Kritiker sehen Memes in Gefahr
Vor allem Musikremixe oder sogenannte Memes sehen die Kritiker in Gefahr. Das sind humorvolle Zitate von Bildern oder Videos, die neu zusammengeschnitten oder mit Texten versehen ein neues Werk bilden. Sie sind zu einem essenziellen Ausdrucksmittel der jüngeren Generation geworden. Ein Beispiel: Vor wenigen Tagen hat der österreichische Blog „Kobuk!“die ZDF-Satiresendung „Die Anstalt“mit einem Auftritt des Comedians Mario Barth zusammengeschnitten. In der Montage widerlegten die ZDF-Satiriker falsche Zahlen über Abgasgrenzwerte, die Barth in seiner Show zitierte. Auf Facebook wurde das unterhaltsame und gleichzeitig aufklärende Video binnen eines Tages mehr als 50 0000mal angesehen und 1000-mal geteilt. „Fast hätte ich es aber nicht veröffentlichen können, denn auf YouTube wurde es sofort nach dem Upload automatisch gesperrt“, berichtet der „Kobuk“-Blogger Hans Kirchmeyer. Dort ist schon heute ein System namens „Content-ID“aktiv, das hochgeladene Dateien auf Urheberrechtsverstöße scannt.

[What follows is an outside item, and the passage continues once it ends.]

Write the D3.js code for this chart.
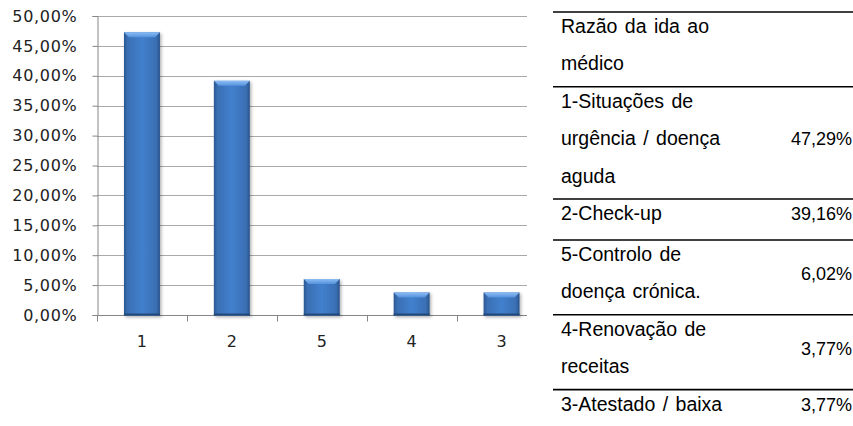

Der Vorgang zeigt, wie schwer Videos wie das von Kirchmeyr mit dem aktuellen Urheberrecht zu vereinbaren sind. Auch der Jugendforscher Klaus Hurrelmann hat ein gewisses Verständnis dafür, dass junge Menschen auf die Straße gehen: „Man will uns hier etwas Liebgewonnenes wieder wegnehmen“, sei deren vorherrschendes Gefühl.